> [SUPPLIED INFORMATION]

——

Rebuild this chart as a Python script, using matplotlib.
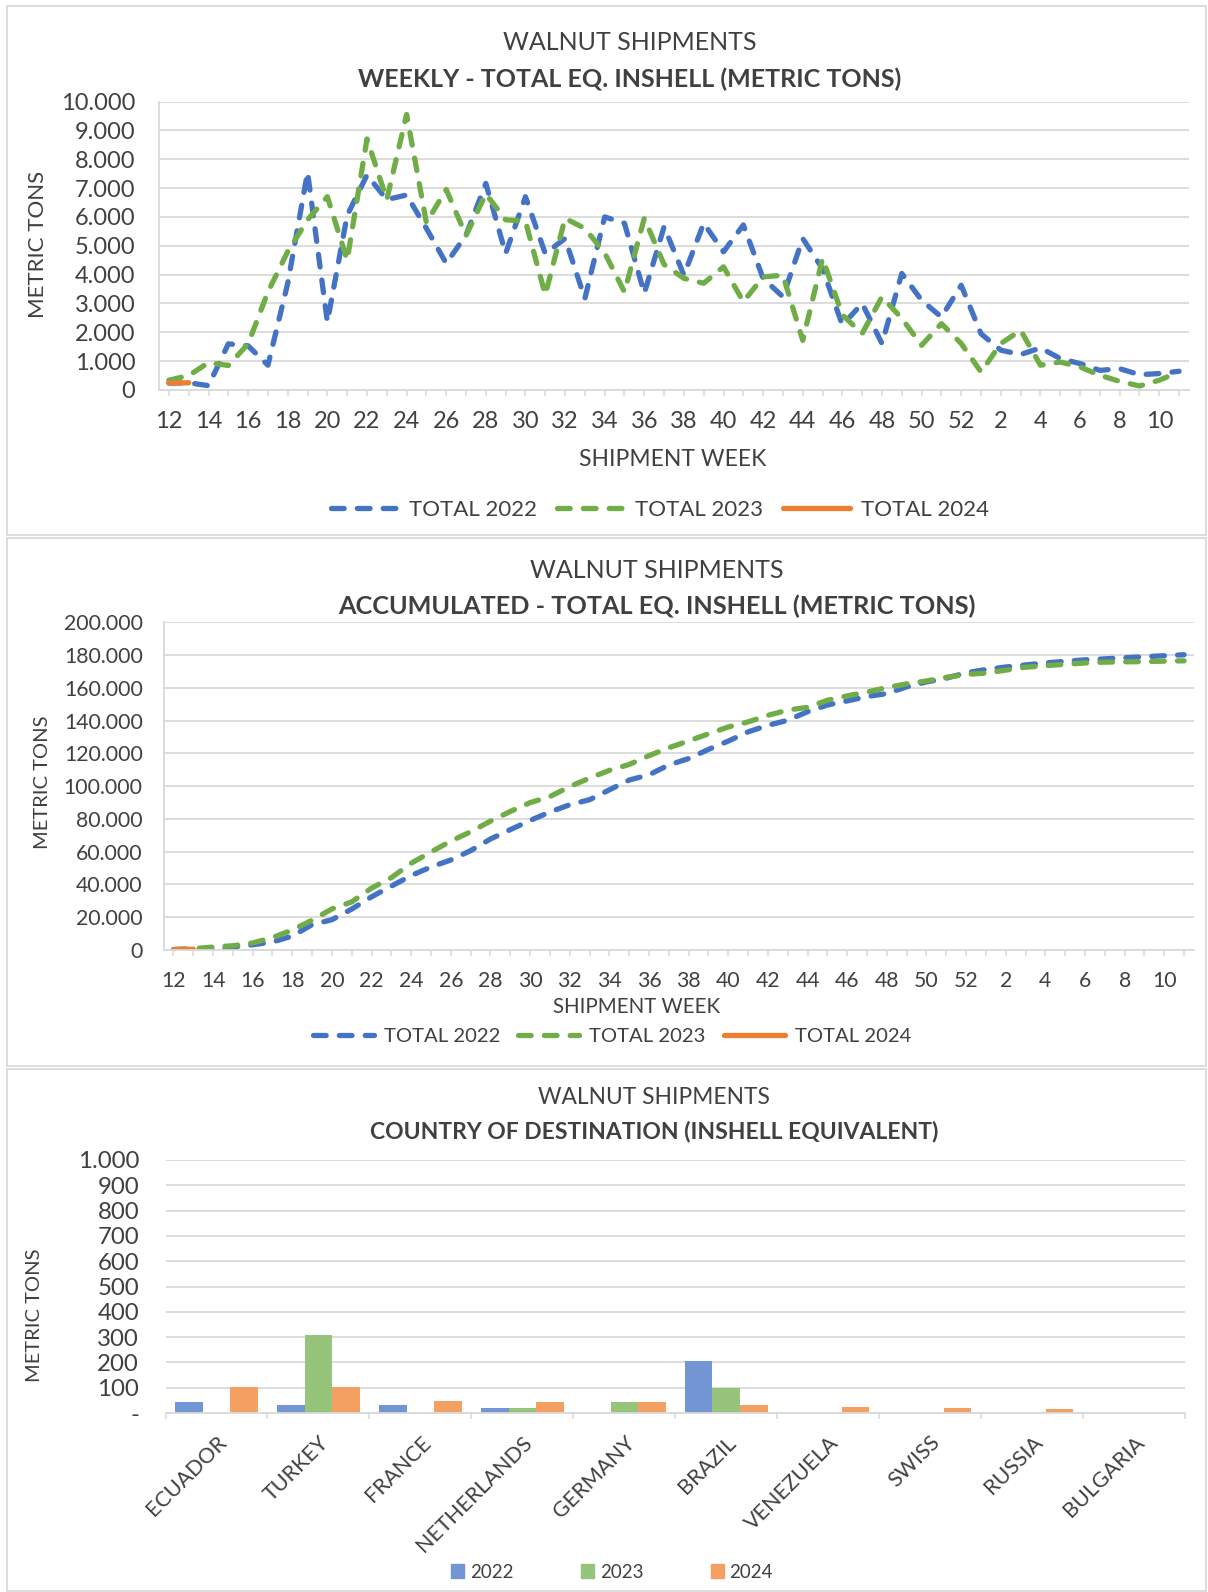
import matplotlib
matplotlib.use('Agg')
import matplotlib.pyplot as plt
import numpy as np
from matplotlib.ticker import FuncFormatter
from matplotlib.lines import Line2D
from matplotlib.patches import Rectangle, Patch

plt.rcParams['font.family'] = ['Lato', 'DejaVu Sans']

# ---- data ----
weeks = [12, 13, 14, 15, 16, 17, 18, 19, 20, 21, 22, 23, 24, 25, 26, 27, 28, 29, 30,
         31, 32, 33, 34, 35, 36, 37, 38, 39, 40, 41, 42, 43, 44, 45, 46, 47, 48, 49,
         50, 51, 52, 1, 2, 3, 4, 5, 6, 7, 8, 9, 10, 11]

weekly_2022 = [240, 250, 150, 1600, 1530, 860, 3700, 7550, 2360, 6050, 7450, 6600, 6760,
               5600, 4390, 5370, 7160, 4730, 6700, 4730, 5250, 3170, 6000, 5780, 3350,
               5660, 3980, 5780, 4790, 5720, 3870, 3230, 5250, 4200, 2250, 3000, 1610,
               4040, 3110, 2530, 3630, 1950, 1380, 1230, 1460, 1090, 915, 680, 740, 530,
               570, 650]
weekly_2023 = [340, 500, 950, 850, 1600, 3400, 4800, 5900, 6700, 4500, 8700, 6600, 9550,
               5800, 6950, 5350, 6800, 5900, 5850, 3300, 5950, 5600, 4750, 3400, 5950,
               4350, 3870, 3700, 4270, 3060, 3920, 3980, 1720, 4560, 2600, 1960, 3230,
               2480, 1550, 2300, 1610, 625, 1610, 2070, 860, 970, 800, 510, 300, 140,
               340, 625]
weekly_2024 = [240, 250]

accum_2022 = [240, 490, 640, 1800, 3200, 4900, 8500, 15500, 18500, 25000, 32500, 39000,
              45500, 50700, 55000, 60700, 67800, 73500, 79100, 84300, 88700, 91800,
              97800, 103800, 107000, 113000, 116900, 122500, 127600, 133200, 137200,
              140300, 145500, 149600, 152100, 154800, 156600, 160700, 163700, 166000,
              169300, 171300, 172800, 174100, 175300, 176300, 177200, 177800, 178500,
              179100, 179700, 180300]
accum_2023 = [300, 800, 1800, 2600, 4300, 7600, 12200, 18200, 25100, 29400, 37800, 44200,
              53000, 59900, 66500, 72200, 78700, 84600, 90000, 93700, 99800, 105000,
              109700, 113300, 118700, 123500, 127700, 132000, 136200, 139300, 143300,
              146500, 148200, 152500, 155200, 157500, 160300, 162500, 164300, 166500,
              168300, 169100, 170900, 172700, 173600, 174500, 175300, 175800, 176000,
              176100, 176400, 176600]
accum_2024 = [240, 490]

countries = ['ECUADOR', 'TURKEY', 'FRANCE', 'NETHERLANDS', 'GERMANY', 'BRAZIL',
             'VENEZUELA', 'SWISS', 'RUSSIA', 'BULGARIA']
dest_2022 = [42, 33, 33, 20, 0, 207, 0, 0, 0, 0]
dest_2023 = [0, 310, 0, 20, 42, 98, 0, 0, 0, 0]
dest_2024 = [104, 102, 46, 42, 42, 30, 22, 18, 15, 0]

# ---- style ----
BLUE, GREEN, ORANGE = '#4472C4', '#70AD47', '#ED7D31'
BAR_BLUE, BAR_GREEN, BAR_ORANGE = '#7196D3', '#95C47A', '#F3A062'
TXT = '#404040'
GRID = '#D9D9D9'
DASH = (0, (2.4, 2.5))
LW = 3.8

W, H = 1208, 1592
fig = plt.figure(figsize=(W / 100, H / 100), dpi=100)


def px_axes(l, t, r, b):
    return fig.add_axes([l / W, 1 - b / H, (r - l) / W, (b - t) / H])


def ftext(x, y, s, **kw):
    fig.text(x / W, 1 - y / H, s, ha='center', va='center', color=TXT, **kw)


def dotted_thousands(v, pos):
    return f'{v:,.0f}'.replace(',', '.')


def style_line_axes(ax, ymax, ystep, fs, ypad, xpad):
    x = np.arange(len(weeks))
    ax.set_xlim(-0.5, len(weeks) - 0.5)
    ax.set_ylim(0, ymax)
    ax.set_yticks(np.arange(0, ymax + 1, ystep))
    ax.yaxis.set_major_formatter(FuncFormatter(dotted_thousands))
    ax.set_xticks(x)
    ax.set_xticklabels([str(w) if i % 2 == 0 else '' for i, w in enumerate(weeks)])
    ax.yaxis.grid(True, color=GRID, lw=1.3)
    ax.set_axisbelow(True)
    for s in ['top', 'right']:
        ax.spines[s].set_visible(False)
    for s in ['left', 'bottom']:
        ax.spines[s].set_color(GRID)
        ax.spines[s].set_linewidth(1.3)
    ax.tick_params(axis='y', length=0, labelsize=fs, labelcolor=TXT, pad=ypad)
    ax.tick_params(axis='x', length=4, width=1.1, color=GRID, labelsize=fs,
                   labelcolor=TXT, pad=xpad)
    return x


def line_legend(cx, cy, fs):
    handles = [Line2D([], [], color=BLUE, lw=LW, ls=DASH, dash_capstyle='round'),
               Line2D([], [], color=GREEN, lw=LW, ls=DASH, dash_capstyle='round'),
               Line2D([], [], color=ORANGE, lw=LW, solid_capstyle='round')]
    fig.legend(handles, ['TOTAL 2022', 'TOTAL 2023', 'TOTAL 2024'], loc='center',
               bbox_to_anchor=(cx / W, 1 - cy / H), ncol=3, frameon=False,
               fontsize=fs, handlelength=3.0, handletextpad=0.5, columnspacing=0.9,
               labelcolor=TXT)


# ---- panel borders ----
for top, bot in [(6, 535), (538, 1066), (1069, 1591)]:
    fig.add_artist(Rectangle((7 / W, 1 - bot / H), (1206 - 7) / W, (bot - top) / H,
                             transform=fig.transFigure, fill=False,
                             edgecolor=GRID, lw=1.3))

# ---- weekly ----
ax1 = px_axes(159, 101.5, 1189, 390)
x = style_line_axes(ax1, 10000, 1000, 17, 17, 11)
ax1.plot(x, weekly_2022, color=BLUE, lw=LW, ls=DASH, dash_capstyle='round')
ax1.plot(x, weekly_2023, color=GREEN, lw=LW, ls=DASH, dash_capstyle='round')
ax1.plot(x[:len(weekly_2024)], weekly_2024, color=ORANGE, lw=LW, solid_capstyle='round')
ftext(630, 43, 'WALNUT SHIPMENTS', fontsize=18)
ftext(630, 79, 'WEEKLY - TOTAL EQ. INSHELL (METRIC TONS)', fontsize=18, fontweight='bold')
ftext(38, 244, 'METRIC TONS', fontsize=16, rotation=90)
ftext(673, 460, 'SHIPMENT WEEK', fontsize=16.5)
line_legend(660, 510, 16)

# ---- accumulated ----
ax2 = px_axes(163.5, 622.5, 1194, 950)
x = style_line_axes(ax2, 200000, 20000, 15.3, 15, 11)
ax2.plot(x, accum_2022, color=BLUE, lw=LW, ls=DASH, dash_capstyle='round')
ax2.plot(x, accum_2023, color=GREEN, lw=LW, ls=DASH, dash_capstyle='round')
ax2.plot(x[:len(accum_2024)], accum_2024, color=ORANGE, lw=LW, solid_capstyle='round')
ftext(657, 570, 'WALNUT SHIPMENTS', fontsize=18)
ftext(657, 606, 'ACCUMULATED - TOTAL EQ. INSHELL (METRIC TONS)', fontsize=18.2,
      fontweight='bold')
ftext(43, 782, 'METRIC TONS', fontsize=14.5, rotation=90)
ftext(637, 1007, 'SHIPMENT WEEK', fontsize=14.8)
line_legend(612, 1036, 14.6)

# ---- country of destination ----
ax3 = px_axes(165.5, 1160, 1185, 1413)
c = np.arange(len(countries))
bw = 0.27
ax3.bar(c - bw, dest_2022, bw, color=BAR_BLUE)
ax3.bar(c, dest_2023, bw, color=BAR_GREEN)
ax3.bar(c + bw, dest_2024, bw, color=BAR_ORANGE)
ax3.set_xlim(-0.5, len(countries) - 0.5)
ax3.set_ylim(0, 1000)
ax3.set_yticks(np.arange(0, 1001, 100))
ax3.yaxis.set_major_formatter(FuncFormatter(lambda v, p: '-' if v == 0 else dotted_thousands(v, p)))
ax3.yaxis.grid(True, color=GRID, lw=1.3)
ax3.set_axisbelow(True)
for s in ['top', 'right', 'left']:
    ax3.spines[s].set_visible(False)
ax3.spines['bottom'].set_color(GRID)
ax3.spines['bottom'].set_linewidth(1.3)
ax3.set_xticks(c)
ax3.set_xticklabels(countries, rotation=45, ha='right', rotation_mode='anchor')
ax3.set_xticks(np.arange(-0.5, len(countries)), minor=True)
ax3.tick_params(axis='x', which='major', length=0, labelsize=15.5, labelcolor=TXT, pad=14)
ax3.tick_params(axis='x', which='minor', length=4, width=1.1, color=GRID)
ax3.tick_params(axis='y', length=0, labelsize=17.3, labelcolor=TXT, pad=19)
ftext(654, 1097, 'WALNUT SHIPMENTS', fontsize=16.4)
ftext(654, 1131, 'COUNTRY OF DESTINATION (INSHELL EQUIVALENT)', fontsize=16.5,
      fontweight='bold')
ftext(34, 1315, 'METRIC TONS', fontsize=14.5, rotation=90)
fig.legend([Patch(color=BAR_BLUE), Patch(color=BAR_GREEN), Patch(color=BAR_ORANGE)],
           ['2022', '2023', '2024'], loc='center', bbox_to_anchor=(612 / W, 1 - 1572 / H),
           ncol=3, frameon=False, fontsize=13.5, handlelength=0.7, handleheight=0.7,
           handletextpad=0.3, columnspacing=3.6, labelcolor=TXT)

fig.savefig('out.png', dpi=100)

——

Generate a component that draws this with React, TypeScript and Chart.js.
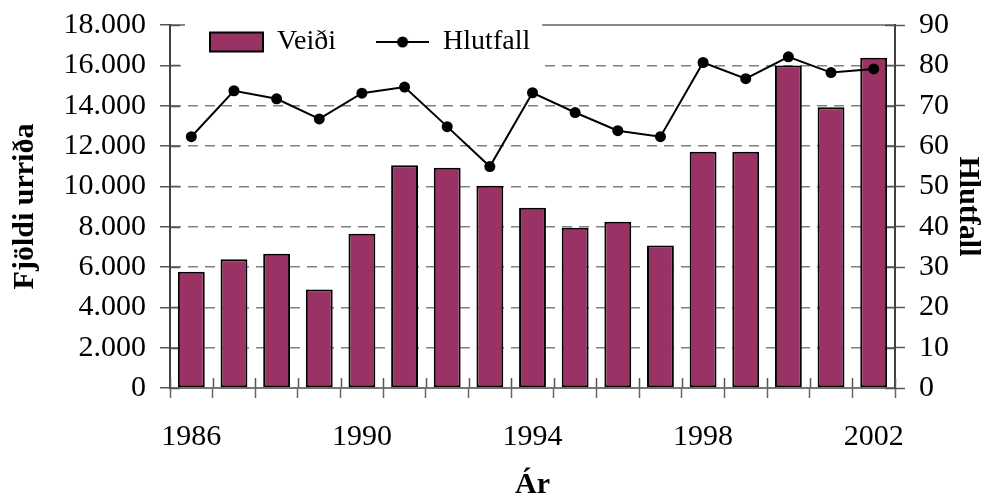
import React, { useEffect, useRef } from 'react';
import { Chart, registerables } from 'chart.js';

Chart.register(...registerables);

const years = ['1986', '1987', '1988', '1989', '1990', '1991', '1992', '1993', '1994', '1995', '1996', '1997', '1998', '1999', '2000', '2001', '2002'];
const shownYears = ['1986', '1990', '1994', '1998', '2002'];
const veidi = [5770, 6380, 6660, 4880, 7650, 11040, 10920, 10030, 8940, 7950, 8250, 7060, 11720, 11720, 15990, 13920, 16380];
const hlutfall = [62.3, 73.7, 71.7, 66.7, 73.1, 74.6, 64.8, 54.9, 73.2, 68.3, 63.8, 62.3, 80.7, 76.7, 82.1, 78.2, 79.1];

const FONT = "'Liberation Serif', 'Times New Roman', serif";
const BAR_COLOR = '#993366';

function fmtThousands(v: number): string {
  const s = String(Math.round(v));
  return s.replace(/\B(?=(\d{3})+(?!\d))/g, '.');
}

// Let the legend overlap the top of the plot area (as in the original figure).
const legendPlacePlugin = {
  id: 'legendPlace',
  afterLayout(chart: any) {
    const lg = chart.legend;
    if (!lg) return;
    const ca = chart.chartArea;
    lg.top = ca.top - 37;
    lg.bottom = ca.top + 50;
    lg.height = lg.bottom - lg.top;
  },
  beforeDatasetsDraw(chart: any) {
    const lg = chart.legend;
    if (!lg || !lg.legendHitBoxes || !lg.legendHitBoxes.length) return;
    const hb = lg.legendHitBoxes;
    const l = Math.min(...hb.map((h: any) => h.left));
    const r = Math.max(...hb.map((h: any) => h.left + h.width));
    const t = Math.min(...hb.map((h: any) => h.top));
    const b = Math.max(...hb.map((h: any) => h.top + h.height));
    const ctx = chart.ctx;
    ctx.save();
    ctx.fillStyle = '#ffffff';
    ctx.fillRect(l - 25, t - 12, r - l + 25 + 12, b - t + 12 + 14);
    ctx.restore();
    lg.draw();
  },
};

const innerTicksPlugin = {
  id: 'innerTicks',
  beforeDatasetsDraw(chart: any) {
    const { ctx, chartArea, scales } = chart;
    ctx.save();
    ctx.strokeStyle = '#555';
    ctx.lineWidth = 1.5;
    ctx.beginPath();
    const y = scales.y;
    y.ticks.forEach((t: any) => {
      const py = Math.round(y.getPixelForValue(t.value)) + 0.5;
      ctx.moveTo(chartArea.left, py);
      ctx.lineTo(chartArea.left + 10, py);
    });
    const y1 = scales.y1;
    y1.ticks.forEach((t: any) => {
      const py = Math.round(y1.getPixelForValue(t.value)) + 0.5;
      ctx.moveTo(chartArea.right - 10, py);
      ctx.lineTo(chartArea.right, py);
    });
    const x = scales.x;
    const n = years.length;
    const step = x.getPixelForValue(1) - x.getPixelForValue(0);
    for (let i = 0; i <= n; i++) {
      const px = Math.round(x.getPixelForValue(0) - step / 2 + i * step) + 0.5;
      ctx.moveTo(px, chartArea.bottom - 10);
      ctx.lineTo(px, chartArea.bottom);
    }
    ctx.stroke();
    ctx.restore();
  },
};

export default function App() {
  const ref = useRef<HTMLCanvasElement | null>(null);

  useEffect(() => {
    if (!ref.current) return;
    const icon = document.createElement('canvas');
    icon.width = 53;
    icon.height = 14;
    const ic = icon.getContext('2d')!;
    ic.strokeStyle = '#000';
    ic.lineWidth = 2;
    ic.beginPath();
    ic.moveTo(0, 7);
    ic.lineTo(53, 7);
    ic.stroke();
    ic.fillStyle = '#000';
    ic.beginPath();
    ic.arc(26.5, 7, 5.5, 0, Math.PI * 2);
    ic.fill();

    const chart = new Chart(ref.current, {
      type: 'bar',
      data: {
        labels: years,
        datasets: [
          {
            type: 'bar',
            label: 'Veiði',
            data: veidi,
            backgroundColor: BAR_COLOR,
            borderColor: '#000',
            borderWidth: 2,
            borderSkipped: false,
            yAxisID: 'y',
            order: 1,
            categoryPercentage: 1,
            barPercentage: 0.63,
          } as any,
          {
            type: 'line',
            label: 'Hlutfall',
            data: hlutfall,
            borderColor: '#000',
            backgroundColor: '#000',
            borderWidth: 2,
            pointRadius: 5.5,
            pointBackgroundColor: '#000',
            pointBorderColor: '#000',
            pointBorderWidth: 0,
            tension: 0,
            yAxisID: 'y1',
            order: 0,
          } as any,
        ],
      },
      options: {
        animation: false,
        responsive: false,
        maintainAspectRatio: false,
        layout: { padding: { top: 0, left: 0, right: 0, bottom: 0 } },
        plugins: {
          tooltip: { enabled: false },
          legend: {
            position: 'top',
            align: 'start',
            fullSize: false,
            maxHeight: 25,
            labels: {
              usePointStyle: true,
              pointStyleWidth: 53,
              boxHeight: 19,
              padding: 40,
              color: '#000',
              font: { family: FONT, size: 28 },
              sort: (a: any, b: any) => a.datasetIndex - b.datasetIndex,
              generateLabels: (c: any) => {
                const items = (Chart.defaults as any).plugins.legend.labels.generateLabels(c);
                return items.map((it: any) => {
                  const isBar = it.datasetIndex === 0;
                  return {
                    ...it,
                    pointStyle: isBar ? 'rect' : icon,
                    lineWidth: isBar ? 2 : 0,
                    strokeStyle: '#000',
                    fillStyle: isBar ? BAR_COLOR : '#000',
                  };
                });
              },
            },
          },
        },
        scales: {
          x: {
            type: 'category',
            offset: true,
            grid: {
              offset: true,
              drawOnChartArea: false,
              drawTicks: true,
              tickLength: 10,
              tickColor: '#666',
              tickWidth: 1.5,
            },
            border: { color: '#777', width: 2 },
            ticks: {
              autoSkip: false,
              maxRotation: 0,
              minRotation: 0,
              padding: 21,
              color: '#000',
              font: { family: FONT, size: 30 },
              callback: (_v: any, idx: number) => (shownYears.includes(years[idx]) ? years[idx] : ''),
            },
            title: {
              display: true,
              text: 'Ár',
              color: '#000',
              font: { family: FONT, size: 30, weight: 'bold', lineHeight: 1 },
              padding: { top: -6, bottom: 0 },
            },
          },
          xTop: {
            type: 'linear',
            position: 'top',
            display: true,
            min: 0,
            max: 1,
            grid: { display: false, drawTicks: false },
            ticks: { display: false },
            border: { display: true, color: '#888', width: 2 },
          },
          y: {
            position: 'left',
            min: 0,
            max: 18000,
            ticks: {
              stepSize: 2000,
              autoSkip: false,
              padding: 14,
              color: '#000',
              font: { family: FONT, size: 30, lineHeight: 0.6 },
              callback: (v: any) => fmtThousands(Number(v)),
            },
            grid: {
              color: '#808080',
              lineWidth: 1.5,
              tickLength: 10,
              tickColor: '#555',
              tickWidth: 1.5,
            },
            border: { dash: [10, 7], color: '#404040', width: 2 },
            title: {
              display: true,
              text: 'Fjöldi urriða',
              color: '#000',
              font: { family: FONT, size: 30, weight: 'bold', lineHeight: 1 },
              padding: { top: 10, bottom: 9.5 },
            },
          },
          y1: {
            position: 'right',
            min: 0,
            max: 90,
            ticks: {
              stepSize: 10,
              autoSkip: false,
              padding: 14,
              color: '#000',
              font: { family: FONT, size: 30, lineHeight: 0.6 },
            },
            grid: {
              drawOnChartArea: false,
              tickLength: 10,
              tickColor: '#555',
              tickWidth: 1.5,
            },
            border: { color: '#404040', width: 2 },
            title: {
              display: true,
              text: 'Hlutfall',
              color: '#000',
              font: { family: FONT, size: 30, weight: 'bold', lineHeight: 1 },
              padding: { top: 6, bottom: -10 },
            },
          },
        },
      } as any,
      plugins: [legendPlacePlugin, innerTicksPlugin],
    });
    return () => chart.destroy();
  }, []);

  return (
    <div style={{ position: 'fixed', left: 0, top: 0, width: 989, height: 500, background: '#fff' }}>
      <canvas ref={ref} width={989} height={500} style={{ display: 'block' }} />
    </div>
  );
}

——

> [TASK DETAILS]
Nothing but the lines from the one containing "Generate a component" through the one containing "Chart.register(...registerables);" should be written out, exactly and with both ends. Pictures are left out.

> [RESPONSE TO THIS EXERCISE]
Generate a component that draws this with React, TypeScript and Chart.js.
import React, { useEffect, useRef } from 'react';
import { Chart, registerables } from 'chart.js';

Chart.register(...registerables);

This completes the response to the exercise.